Es scheint, als hätte die Coronapandemie allerorts das Arbeitsangebot reduziert. Ich will nicht den Hobby-Soziologen spielen und über mögliche Erklärungsansätze spekulieren. Wichtig ist an dieser Stelle lediglich: Auch das muss kein Effekt sein, der für alle Ewigkeiten anhält. Aber er könnte weitaus persistenter sein als die bisherige exorbitante Nachfrage nach dauerhaften Konsumgütern. In den USA sehen wir die Wirkungen ganz besonders bei der Zahl der unbesetzten Stellen. Sie ist in den vergangenen Monaten auf beispiellose Höchststände geklettert.

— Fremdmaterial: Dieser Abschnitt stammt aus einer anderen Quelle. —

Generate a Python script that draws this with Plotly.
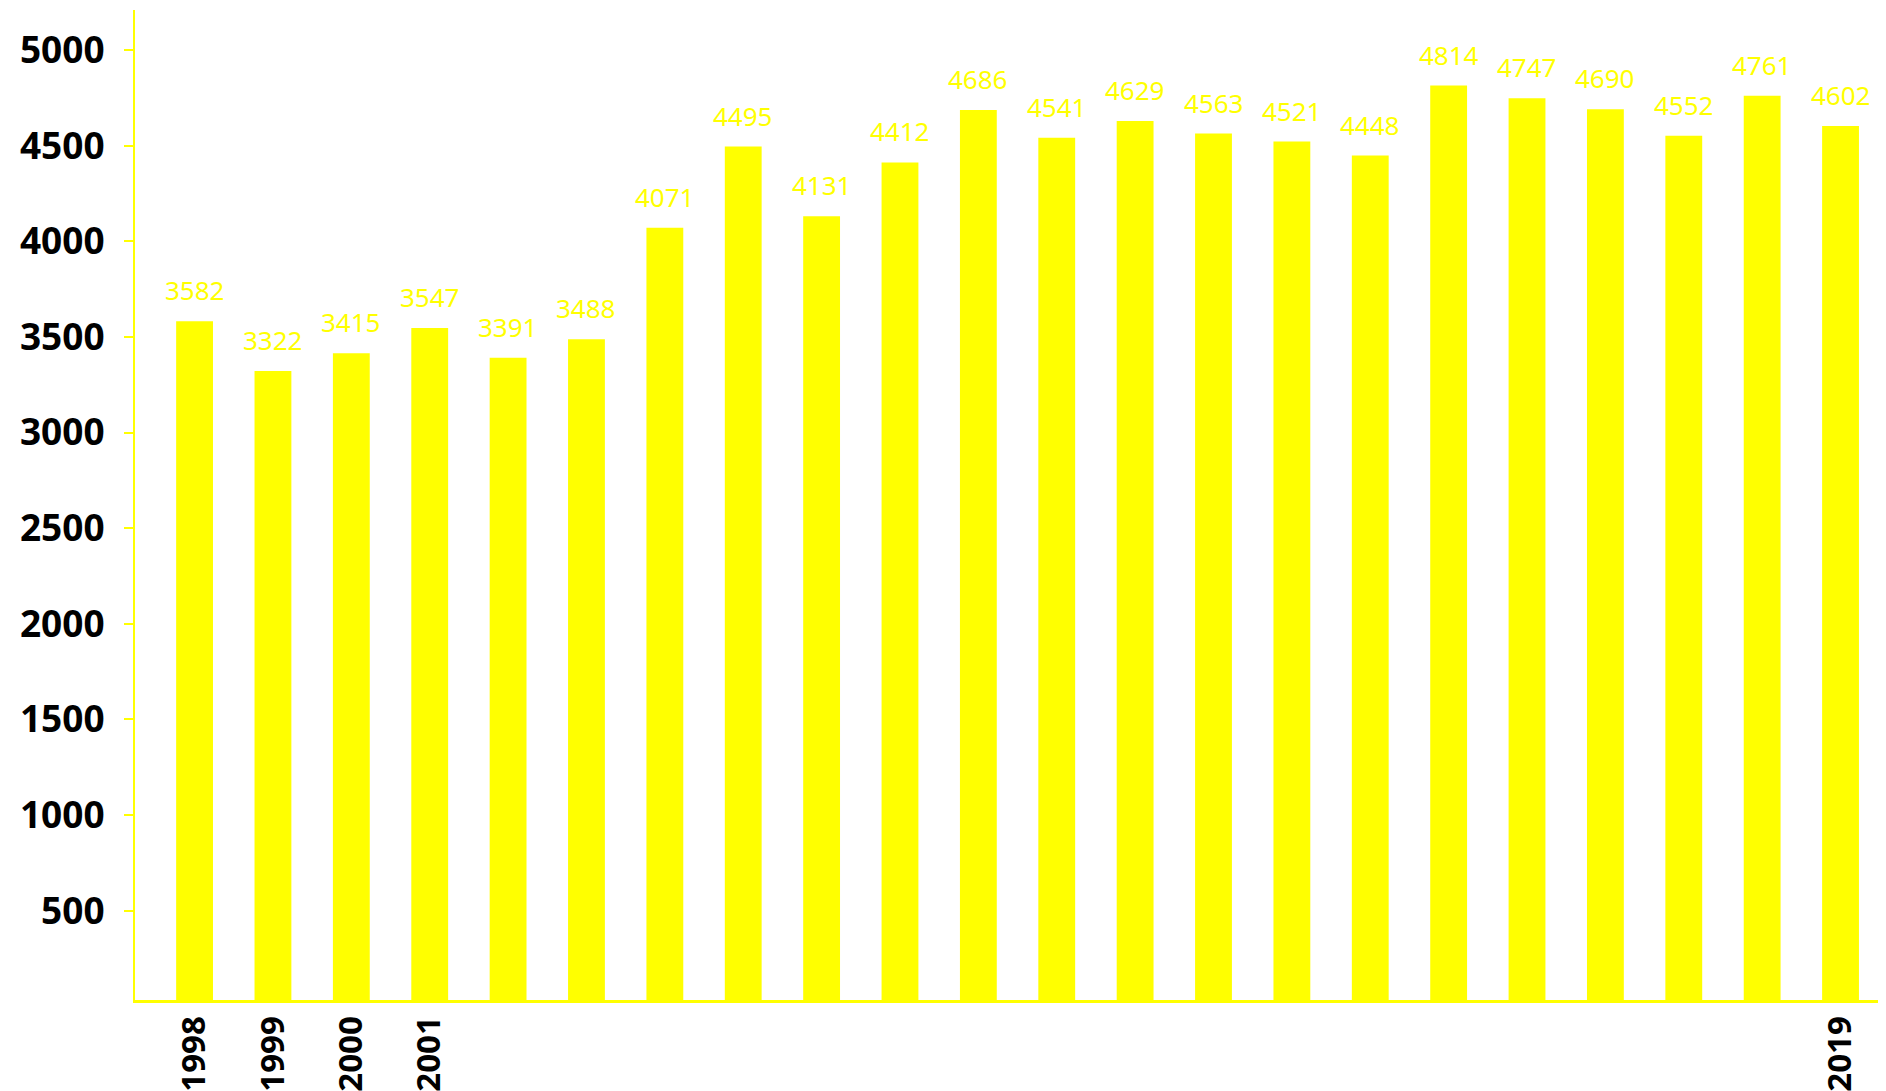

Tabelle 1: Wechselkursprognose Euro/US-Dollar (Monatsendstände)

Alt

Neu

Dezember 2021

1,20

1,15

März 2022

1,22

1,16

Juni 2022

1,24

1,17

September 2022

1,25

1,19

Dezember 2022

1,26

1,20

Stand: 8. Oktober 2021; Quelle: Commerzbank Research
Prognosen sind kein Indikator für die künftige Entwicklung.

Eine hohe Zahl offener Stellen und ein reduziertes Arbeitsangebot sind der ideale Nährboden für Inflation. Lässt die inflationstreibende Nachfrage allerdings weiter nach und lösen sich Angebotsengpässe auf, besteht selbst bei geringerem Arbeitskräfteangebot kaum Anlass für Lohn-Preis-Spiralen. Dann wird sich im verarbeitenden Gewerbe auch die Nachfrage nach Arbeitskräften reduzieren. Und dann wird es nichts mit inflationären Lohn-Preis-Spiralen.

Das heisst: Zwar scheint der Zustand des US-Arbeitsmarkts derzeit die US-Dollar-Stärke zu unterstützen. Bricht allerdings der ungewöhnliche Nachfrage-Impuls weiter weg, fehlt eine für dieses Szenario notwendige Bedingung. So schnell wird das wohl nicht passieren. Die Inflation ist ein relativ träger Prozess. Und daher ist zunächst mit einer weiteren US-Dollar-Stärke und Euroschwäche zu rechnen. Erst für 2022 erwarten wir eine Gegenbewegung.